Royal College of Nursing Scotland director Theresa Fyffe said: "RCN Scotland has been warning of the increasing pressures on NHS boards and integration authorities for some years now and it is clear from the Auditor General's report that we need to change the way we work in order to meet the increasing demand on services.
"How many more reports will be published by Audit Scotland before action is taken? Patients, staff and families deserve a decisive response from the Health Secretary."
Professor Derek Bell, president of the Royal College of Physicians, said: "The college has long supported calls for improved national and local workforce planning, which is a key recommendation of this report."
Scottish Conservative health spokesman Donald Cameron said: "This is a damning report and shows the dire state that our NHS is currently in.
"It paints a picture of an NHS in crisis, with short staffing leading to worsening patient care and budgets becoming increasingly under pressure."
Labour health spokesman Anas Sarwar said: "The scale of mismanagement in our health service revealed by this report is utterly staggering. On every key test the SNP is failing.
"SNP health secretary Shona Robison must make an emergency statement to Parliament."
Liberal Democrat MSP Alex Cole-Hamilton said: "The Audit Scotland report makes it clear that while SNP ministers talk a good game, they have utterly failed to shift the balance of care and put the NHS on a sustainable footing for the future."
Green MSP Alison Johnstone said: "We know that the Scottish Government agrees with the Greens' policy on greater preventative spending, but ministers need to turn warm words into real action.
"By preventing ill health, we can ease the pressure on our NHS and if we invest in good health now, through everything from warm homes and safe walking and cycling routes to good food and a living wage, we can lighten the burden on health services."

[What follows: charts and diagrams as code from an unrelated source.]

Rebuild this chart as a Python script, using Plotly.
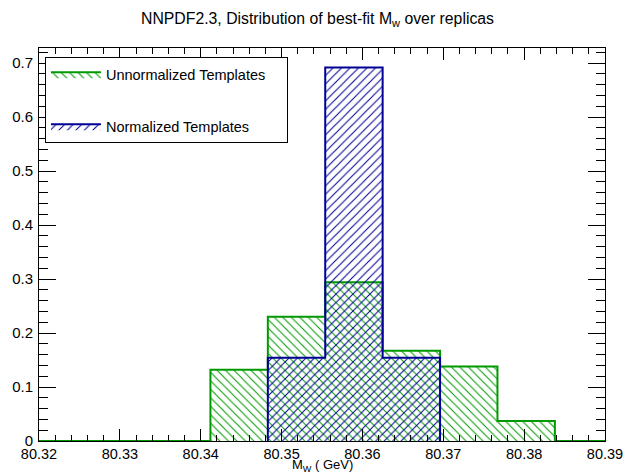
import plotly.graph_objects as go

# Data
bin_edges = [80.3412, 80.3483, 80.3554, 80.3625, 80.3696, 80.3767, 80.3838]
unnorm_vals = [0.132, 0.230, 0.294, 0.167, 0.138, 0.037]
norm_edges = [80.3483, 80.3554, 80.3625, 80.3696]
norm_vals = [0.154, 0.692, 0.154]
x_range = [80.32, 80.39]
y_range = [0, 0.728]
x_ticks = [80.32, 80.33, 80.34, 80.35, 80.36, 80.37, 80.38, 80.39]
y_ticks = [0, 0.1, 0.2, 0.3, 0.4, 0.5, 0.6, 0.7]
series_names = ["Unnormalized Templates", "Normalized Templates"]

GREEN = "#009a00"
BLUE = "#000096"


def step(edges, vals, lo=None, hi=None):
    xs, ys = [], []
    if lo is not None:
        xs.append(lo); ys.append(0)
    xs.append(edges[0]); ys.append(0)
    for e, v in zip(edges[:-1], vals):
        xs.append(e); ys.append(v)
    xs.append(edges[-1]); ys.append(0)
    if hi is not None:
        xs.append(hi); ys.append(0)
    return xs, ys


PAD = "&nbsp;" * 4

fig = go.Figure()

gx, gy = step(bin_edges, unnorm_vals, x_range[0], x_range[1])
fig.add_trace(go.Scatter(
    x=gx, y=gy, mode="lines", name=series_names[0] + PAD,
    line=dict(color=GREEN, width=2, shape="hv"),
    fill="tozeroy", fillcolor="rgba(0,0,0,0)",
    fillpattern=dict(shape="\\", size=6, solidity=0.17, fgcolor=GREEN,
                     bgcolor="rgba(0,0,0,0)", fillmode="replace"),
    legendgroup="a", hoverinfo="skip"))
bx, by = step(norm_edges, norm_vals)
fig.add_trace(go.Scatter(
    x=bx, y=by, mode="lines", name=series_names[1],
    line=dict(color=BLUE, width=2, shape="hv"),
    fill="tozeroy", fillcolor="rgba(0,0,0,0)",
    fillpattern=dict(shape="/", size=6, solidity=0.17, fgcolor=BLUE,
                     bgcolor="rgba(0,0,0,0)", fillmode="replace"),
    legendgroup="b", hoverinfo="skip"))

fig.update_layout(
    width=635, height=476,
    margin=dict(l=36, r=28, t=48, b=35),
    paper_bgcolor="white", plot_bgcolor="white",
    font=dict(family="Liberation Sans, Arial, sans-serif", size=15, color="black"),
    title=dict(text="NNPDF2.3, Distribution of best-fit M<sub>w</sub> over replicas",
               x=0.5, xanchor="center", y=0.962, yanchor="middle",
               font=dict(size=15.8, color="black")),
    legend=dict(x=0.0105, y=0.976, xanchor="left", yanchor="top",
                bgcolor="white", bordercolor="black", borderwidth=1,
                font=dict(size=14.5), tracegroupgap=30, itemwidth=50),
    xaxis=dict(range=x_range, tickvals=x_ticks, ticktext=[f"{v:.2f}" for v in x_ticks],
               ticks="inside", ticklen=12, tickcolor="black", showline=True,
               linecolor="black", linewidth=1, mirror="allticks", showgrid=False,
               zeroline=False, ticklabelstandoff=0, tickfont=dict(size=14.5),
               minor=dict(ticks="inside", ticklen=6, dtick=0.002, tick0=80.32,
                          tickcolor="black", showgrid=False)),
    yaxis=dict(range=y_range, tickvals=y_ticks, ticktext=["0", "0.1", "0.2", "0.3", "0.4", "0.5", "0.6", "0.7"],
               ticks="inside", ticklen=17, tickcolor="black", showline=True,
               linecolor="black", linewidth=1, mirror="allticks", showgrid=False,
               zeroline=False, ticklabelstandoff=2, tickfont=dict(size=15),
               minor=dict(ticks="inside", ticklen=9, dtick=0.02, tick0=0,
                          tickcolor="black", showgrid=False)),
)

fig.add_annotation(text="M<sub>W</sub> ( GeV)", xref="paper", yref="paper",
                   x=0.5, y=-0.0885, xanchor="center", yanchor="bottom",
                   showarrow=False, font=dict(size=13, color="black"))

fig.write_html("out.html", config={"displayModeBar": False},
               post_script="document.body.style.margin='0';document.body.style.overflow='hidden';")
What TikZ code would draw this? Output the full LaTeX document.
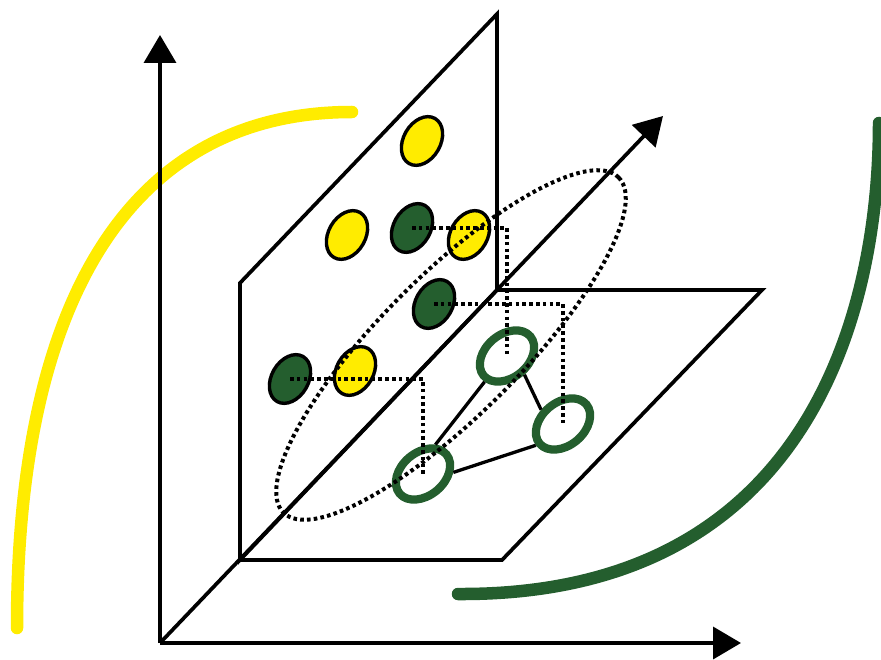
\documentclass[tikz,border=0pt]{standalone}
\usetikzlibrary{arrows.meta,shapes.geometric}
\definecolor{ylw}{RGB}{255,236,0}
\definecolor{dgr}{RGB}{36,94,46}
\begin{document}
\begin{tikzpicture}[x=1pt,y=-1pt,
  edge/.style={line width=3.7pt, line join=miter},
  axis/.style={line width=3.7pt, -{Triangle[length=28pt,width=32pt]}},
  dotbase/.style={ellipse, draw=black, line width=3.4pt, minimum width=52pt, minimum height=37pt, inner sep=0pt, rotate=60},
  ydot/.style={dotbase, fill=ylw},
  gdot/.style={dotbase, fill=dgr},
  ring/.style={ellipse, draw=dgr, line width=8.2pt, minimum width=61pt, minimum height=43pt, inner sep=0pt, rotate=40},
  proj/.style={line width=4pt, dash pattern=on 3.6pt off 3.2pt},
  link/.style={line width=3.3pt},
  curve/.style={line width=12.5pt, line cap=round}
]
\useasboundingbox (0,0) rectangle (881,660);
% curves
\draw[curve, ylw] (17,628) .. controls (17,300) and (130,112) .. (352,112);
\draw[curve, dgr] (879,123) .. controls (879,312) and (809,596) .. (458,594);
% planes
\coordinate (O) at (160,643);
\coordinate (W1) at (240,560);
\coordinate (W2) at (240,283);
\coordinate (W3) at (497,14);
\coordinate (W4) at (497,290);
\coordinate (F2) at (502,560);
\coordinate (F3) at (762,290);
\draw[edge] (W4) -- (W1) -- (W2) -- (W3) -- cycle;
\draw[edge] (W1) -- (F2) -- (F3) -- (W4);
% axes
\coordinate (Ytip) at (160,35);
\coordinate (Xtip) at (741,643);
\coordinate (Ztip) at (663,116);
\draw[axis] (O) -- (Ytip);
\draw[axis] (O) -- (Xtip);
\draw[axis] (O) -- (Ztip);
% dots on the wall
\node[ydot] (y1) at (422,141) {};
\node[ydot] (y2) at (347,235) {};
\node[gdot] (g1) at (412,228) {};
\node[ydot] (y3) at (469,235) {};
\node[gdot] (g2) at (434,304) {};
\node[gdot] (g3) at (290,379) {};
\node[ydot] (y4) at (355,371) {};
% rings on the floor
\node[ring] (rA) at (507,356) {};
\node[ring] (rB) at (563,424) {};
\node[ring] (rC) at (423,474) {};
% big dotted ellipse
\node[ellipse, draw, proj, minimum width=474pt, minimum height=140pt, inner sep=0pt, rotate=45] (E) at (451,345) {};
% projection lines
\draw[proj] (g1.center) -- (g1.center -| rA.center) -- (rA.center);
\draw[proj] (g2.center) -- (g2.center -| rB.center) -- (rB.center);
\draw[proj] (g3.center) -- (g3.center -| rC.center) -- (rC.center);
% links
\draw[link] (rA.-87) -- (rB.107);
\draw[link] (rA.189) -- (rC.27);
\draw[link] (rB.178) -- (rC.-37);
\end{tikzpicture}
\end{document}
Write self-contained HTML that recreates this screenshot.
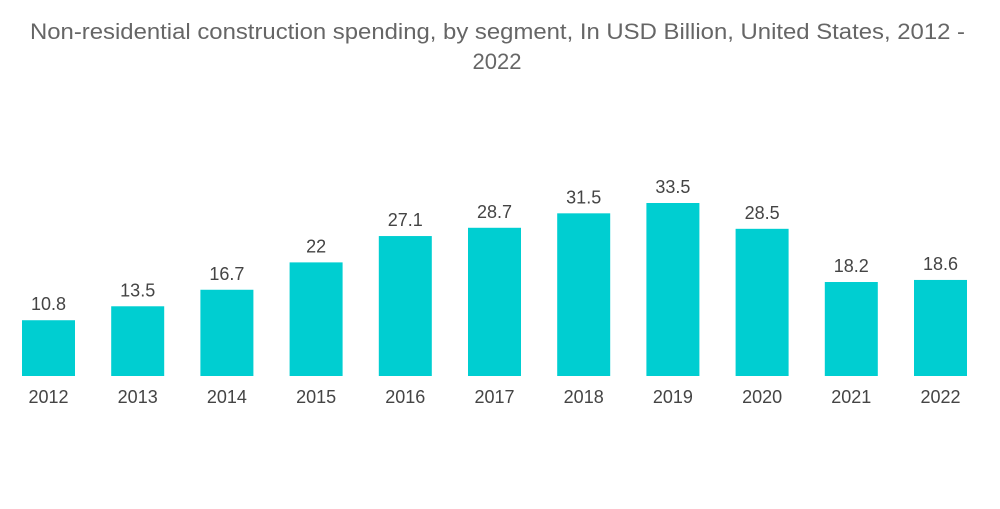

Responding to the report, Robison said: "Under this government there have been significant improvements in the performance of the NHS, the safety of patients, overall life expectancy and survival rates for conditions such as heart disease, supported by a real terms increase in spending on our NHS."
She said staffing levels and the health budget are at their highest levels, and highlighted the Government's clinical strategy to shift the balance of care and its workforce plan to ensure adequate staffing for the future.
"These are changes that will help to equip our health service to continue to deliver excellent and safe care for the people of Scotland in the years ahead," she said.